There’s a small car park at the station and some exhibitions to explore, including a Discovery Coach where you can learn about the history of the railway and a Model Railway Coach.
Hayles Abbey Halt
There’s no car parking or public transport to Hayles Abbey Halt, but it’s just off the Cotswold Way long-distance walk so you could walk one way and get the train back – to the north the route runs through Stanton to Broadway or to the south it goes through Winchcombe to Cheltenham.
You can also visit the ruins of Hailes Abbey, an English Heritage site which was one of the most renowned shrines in medieval England, or go fruit picking at Hayles Fruit Farm.
Hayles Abbey Halt is a request stop and not all services stop there so check in advance.
There’s lots to see at Toddington station for rail enthusiasts – you can take a guided tour of the loco sheds (Tuesdays and Sundays at 12pm, 1.30pm and 3.05pm), see locomotives in the viewing yard, visit the demonstration signal box and explore museums of memorabilia and toys.
There’s plenty of car parking. There’s also the Toddington Narrow Gauge Railway which runs on selected dates and a GWSR gift shop. And it’s a short walk to The Pheasant Inn pub.
Broadway station is a 15-minute walk north of Broadway town centre, or you can catch the NN Cresswell Rural 4 bus into town, though it only runs a few times a day, Monday–Friday.
Broadway has the Gordon Russell Design Museum and the Broadway Museum and Art Gallery to visit. Or you can do a scenic 4.4-mile circular walk to the hilltop Broadway Tower. There are also lots of boutique shops and great restaurants like Russell’s and The Lygon Arms Grill.
How much does the Gloucestershire-Warwickshire Steam Railway cost?
There’s a range of different ticket options available for the Gloucestershire-Warwickshire Steam Railway. Prices for special events vary, but when it comes to standard rail journeys the most popular ticket is the ‘All-Day Rover’, which gives you unlimited travel across the route for the whole day, so you can get on and off when you want and explore the different station stops.
The All-Day Rover costs £25 for adults and £10 for children (aged 5–15). Family (two adults and up to three children) and extended family (four adults and up to three children) tickets are also available for £60/£100 which save a bit of money if you’re visiting with a group.
If you only want to visit a shorter stretch of the line you can get a ‘Limited Explorer’ ticket which gives you unlimited travel either between Cheltenham and Winchcombe (£15 adults/£8 children) or between Broadway and Winchcombe (£19 adults/£9 children).
Standard single and return tickets are also available for journeys from one station to another. And if you just want to take a look at the trains you can pay £2 for a platform ticket.
How do I book the Cotswold steam train?
You can buy tickets for the Gloucestershire-Warwickshire Steam Railway on their website – with a 5% discount for booking online in advance (anytime before 8.30am on the day of travel).

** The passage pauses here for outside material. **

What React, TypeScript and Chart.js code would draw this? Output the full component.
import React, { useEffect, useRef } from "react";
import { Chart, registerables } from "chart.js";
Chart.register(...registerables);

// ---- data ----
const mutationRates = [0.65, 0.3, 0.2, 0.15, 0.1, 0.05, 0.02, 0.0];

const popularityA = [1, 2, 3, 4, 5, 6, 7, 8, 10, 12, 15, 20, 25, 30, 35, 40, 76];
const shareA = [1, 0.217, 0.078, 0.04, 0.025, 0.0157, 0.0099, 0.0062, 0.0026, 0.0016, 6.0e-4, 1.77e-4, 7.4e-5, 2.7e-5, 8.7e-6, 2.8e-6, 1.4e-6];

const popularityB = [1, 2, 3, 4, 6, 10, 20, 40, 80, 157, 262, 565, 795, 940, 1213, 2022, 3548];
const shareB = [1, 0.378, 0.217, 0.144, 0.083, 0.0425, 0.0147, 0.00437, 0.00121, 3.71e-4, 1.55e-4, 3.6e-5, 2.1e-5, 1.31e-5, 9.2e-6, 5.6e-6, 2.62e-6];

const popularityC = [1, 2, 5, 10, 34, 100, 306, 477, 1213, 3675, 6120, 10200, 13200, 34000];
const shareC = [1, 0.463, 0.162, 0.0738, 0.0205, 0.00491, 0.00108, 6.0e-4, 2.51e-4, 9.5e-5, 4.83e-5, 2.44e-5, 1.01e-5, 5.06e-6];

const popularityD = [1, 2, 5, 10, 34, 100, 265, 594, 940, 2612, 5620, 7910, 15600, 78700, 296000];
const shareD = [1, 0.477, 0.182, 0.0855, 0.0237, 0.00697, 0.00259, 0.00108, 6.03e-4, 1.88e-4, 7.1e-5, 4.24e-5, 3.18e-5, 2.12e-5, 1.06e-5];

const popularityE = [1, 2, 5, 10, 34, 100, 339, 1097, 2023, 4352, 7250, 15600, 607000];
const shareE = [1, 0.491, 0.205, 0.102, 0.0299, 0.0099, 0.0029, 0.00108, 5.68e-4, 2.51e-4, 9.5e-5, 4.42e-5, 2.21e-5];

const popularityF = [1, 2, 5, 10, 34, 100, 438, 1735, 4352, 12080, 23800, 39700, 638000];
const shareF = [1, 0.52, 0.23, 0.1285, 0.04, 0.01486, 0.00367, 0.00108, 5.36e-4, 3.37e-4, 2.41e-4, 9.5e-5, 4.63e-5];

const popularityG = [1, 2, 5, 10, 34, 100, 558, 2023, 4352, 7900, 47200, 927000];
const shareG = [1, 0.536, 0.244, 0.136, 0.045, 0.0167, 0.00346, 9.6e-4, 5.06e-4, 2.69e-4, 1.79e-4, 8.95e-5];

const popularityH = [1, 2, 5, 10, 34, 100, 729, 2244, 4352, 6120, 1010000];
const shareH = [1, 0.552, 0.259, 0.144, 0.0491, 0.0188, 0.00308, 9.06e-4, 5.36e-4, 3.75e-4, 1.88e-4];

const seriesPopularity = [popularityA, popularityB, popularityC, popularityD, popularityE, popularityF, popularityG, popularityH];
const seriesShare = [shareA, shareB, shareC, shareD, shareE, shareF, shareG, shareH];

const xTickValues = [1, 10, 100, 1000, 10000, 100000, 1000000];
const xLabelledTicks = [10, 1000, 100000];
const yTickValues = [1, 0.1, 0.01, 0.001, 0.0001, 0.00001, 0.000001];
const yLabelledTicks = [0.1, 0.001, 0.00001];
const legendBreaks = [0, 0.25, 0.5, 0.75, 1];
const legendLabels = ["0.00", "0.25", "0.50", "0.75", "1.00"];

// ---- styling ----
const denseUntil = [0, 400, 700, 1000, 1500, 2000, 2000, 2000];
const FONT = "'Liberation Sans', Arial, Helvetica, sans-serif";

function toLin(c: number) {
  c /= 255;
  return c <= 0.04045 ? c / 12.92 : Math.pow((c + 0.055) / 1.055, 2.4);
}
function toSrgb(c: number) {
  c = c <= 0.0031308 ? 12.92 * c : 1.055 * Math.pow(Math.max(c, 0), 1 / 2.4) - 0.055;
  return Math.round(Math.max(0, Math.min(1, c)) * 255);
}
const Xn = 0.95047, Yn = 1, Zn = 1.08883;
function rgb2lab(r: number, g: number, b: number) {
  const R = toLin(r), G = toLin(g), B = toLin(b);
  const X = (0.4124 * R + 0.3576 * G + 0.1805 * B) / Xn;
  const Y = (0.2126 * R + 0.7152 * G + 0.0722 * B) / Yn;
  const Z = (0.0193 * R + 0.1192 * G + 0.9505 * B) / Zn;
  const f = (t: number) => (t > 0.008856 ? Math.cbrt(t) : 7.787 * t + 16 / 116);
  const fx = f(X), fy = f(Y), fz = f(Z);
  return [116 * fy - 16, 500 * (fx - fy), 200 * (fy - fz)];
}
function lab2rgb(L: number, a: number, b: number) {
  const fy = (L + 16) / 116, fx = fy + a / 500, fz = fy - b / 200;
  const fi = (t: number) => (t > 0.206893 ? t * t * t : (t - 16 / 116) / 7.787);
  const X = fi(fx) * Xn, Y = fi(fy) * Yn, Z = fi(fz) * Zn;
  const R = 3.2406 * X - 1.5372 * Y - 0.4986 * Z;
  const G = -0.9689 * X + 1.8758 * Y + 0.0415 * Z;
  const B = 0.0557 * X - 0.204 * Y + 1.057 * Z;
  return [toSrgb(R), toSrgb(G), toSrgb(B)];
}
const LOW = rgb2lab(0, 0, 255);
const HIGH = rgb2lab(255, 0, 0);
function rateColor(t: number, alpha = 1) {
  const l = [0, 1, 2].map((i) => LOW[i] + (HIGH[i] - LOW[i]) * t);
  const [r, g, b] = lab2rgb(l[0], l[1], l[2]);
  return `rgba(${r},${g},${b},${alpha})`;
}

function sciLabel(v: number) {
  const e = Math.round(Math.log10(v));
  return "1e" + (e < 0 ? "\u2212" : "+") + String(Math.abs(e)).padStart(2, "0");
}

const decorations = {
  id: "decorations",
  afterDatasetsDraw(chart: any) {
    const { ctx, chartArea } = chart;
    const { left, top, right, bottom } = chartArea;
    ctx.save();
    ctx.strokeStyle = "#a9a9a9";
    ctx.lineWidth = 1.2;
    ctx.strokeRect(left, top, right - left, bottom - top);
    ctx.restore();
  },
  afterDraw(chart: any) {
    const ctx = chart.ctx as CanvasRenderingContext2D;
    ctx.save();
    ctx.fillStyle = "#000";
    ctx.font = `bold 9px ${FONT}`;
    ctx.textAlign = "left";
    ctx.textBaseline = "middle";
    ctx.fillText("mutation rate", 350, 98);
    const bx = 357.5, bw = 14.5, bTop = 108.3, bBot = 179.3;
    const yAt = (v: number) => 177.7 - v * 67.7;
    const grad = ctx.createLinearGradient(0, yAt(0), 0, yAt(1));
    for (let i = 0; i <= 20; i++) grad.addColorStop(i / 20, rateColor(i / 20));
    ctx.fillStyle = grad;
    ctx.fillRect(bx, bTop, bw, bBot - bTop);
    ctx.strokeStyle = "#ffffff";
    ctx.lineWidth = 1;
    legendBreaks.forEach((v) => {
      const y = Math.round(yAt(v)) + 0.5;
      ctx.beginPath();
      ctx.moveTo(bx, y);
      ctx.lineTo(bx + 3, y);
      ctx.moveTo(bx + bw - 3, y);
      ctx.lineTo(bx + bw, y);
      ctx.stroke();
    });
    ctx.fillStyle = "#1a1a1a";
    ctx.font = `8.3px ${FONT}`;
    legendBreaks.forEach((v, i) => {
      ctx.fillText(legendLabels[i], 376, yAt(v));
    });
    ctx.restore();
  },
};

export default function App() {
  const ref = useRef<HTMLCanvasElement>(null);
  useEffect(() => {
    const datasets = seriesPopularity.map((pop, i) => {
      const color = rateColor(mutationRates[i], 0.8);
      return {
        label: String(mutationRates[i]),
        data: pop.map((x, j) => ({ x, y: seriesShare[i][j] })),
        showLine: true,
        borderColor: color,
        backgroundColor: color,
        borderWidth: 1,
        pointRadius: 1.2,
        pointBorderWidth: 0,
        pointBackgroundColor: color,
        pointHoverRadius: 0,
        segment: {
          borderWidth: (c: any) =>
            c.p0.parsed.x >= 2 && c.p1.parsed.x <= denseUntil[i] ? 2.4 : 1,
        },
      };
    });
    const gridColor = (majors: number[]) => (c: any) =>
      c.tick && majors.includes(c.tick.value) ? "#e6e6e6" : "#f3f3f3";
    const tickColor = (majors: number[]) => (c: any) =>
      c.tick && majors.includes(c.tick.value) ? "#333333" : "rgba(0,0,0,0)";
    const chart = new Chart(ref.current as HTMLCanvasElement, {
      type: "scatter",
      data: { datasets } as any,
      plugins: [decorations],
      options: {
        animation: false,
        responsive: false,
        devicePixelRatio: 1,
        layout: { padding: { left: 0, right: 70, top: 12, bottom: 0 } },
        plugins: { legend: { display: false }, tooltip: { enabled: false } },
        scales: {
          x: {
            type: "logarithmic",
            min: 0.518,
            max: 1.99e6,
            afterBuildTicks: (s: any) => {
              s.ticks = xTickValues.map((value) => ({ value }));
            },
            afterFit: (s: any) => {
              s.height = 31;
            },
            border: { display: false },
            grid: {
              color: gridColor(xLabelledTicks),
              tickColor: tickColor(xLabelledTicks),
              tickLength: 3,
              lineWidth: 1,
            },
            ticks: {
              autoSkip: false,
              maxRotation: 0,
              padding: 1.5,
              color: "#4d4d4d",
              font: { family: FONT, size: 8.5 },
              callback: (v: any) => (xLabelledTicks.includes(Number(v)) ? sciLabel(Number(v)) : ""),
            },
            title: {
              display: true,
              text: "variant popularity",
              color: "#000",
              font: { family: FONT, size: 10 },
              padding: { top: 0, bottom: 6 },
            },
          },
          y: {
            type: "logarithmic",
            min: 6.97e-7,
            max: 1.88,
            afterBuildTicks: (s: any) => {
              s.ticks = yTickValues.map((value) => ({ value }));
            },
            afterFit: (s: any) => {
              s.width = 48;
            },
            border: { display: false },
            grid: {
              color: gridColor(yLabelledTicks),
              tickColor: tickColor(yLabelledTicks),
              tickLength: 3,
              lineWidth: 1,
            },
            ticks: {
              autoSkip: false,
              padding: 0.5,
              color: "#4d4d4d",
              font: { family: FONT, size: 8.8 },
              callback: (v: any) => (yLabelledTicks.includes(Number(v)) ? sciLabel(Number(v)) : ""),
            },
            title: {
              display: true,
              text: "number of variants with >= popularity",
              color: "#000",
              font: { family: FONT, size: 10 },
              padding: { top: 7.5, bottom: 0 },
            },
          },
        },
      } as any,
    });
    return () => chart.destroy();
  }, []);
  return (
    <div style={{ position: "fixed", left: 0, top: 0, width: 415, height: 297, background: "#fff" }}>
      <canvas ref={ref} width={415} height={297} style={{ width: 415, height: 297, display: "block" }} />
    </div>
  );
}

You can either show your electronic ticket on your mobile phone or print out a copy (if you want a hard copy ticket posted out to you there’s a fee of £1 and you need to book at least a week in advance). You can also buy tickets on the day from the station booking offices.

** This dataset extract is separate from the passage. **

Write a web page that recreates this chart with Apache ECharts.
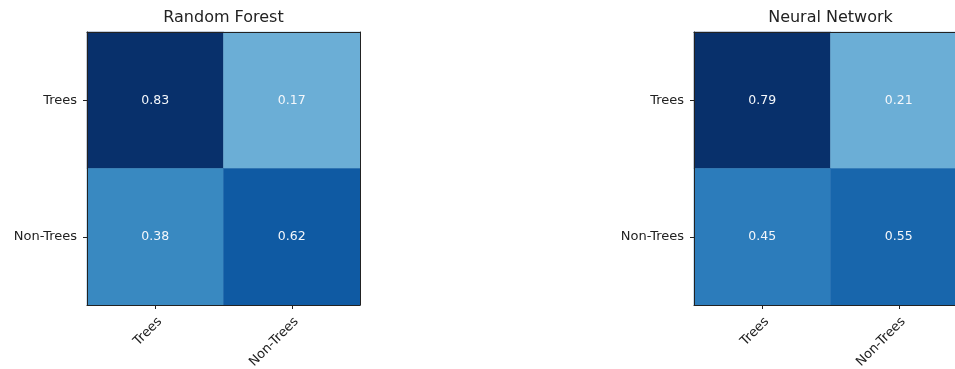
<!DOCTYPE html>
<html>
<head>
<meta charset="utf-8">
<script src="https://cdn.jsdelivr.net/npm/echarts@6/dist/echarts.min.js"></script>
<style>
  html, body { margin: 0; padding: 0; background: #fff; }
  #chart { width: 955px; height: 369px; }
</style>
</head>
<body>
<div id="chart"></div>
<script>
// Class labels shared by both confusion matrices (rows: actual, columns: predicted)
const classes = ['Trees', 'Non-Trees'];

// Normalised confusion matrices, one row per actual class
const randomForest = [
  [0.83, 0.17],
  [0.38, 0.62]
];
const neuralNetwork = [
  [0.79, 0.21],
  [0.45, 0.55]
];

const modelNames = ['Random Forest', 'Neural Network'];
const matrices = [randomForest, neuralNetwork];

// Upper half of the "Blues" ramp: lowest cell is mid blue, highest is navy
const bluesUpper = ['#6baed6', '#4292c6', '#2171b5', '#08519c', '#08306b'];

const FONT = 'DejaVu Sans';
const panelLeft = [87, 694];
const panelTop = 32;
const panelSize = 273;

function toCells(m) {
  const out = [];
  m.forEach((row, r) => row.forEach((v, c) => out.push([c, r, v])));
  return out;
}

const grids = [], xAxes = [], yAxes = [], series = [], visualMaps = [], titles = [];

matrices.forEach((m, i) => {
  // the second panel runs past the right edge of the canvas and is clipped there
  grids.push({
    left: panelLeft[i], top: panelTop, width: panelSize, height: panelSize,
    outerBoundsMode: 'none', containLabel: false
  });
  const flat = m.flat();

  titles.push({
    text: modelNames[i],
    left: panelLeft[i] + panelSize / 2,
    top: 10,
    textAlign: 'center',
    padding: 0,
    textStyle: { fontFamily: FONT, fontSize: 16, fontWeight: 'normal', color: '#222' }
  });

  // bottom axis with ticks and rotated labels
  xAxes.push({
    type: 'category', data: classes, gridIndex: i, position: 'bottom', z: 5,
    axisLine: { show: true, lineStyle: { color: '#222', width: 1 } },
    axisTick: { show: true, alignWithLabel: true, length: 4, lineStyle: { color: '#222' } },
    axisLabel: {
      rotate: 45, margin: 10, verticalAlign: 'top', align: 'right',
      fontFamily: FONT, fontSize: 13, color: '#222'
    },
    splitLine: { show: false }
  });
  // top frame edge
  xAxes.push({
    type: 'category', data: classes, gridIndex: i, position: 'top', z: 5,
    axisLine: { show: true, lineStyle: { color: '#222', width: 1 } },
    axisTick: { show: false }, axisLabel: { show: false }, splitLine: { show: false }
  });
  // left axis with ticks and labels
  yAxes.push({
    type: 'category', data: classes, gridIndex: i, position: 'left', inverse: true, z: 5,
    axisLine: { show: true, lineStyle: { color: '#222', width: 1 } },
    axisTick: { show: true, alignWithLabel: true, length: 4, lineStyle: { color: '#222' } },
    axisLabel: { margin: 10, fontFamily: FONT, fontSize: 13, color: '#222' },
    splitLine: { show: false }
  });
  // right frame edge
  yAxes.push({
    type: 'category', data: classes, gridIndex: i, position: 'right', inverse: true, z: 5,
    axisLine: { show: true, lineStyle: { color: '#222', width: 1 } },
    axisTick: { show: false }, axisLabel: { show: false }, splitLine: { show: false }
  });

  series.push({
    type: 'heatmap',
    xAxisIndex: i * 2,
    yAxisIndex: i * 2,
    data: toCells(m),
    label: {
      show: true,
      fontFamily: FONT, fontSize: 12.5, color: '#f4f7fb',
      formatter: p => p.value[2].toFixed(2)
    },
    emphasis: { disabled: true }
  });

  visualMaps.push({
    show: false, type: 'continuous', seriesIndex: i, dimension: 2,
    min: Math.min(...flat), max: Math.max(...flat),
    inRange: { color: bluesUpper }
  });
});

const chart = echarts.init(document.getElementById('chart'), null, { renderer: 'canvas' });
chart.setOption({
  animation: false,
  backgroundColor: '#fff',
  title: titles,
  grid: grids,
  xAxis: xAxes,
  yAxis: yAxes,
  visualMap: visualMaps,
  series: series
});
</script>
</body>
</html>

Some of the special events like the Santa Express at Christmas and the Footplate Steam Driving Experience where you can have a go at driving a train sell out early, so book well in advance.
Can I volunteer with the GWSR?
The GWSR is almost entirely run by its army of volunteers, and they’re always looking for more people to help out. There are lots of different volunteer roles available, from serving in the buffet and collecting tickets to clearing the line and maintaining its vintage carriages.
If you want to volunteer, you first need to fill in an application form on their website, and they also run monthly recruitment events where you can find out more about what’s involved.
You can also support GWSR by becoming a member, which costs £25 for a one-year adult membership and entitles you to a voucher for a day’s free travel and copies of their magazine.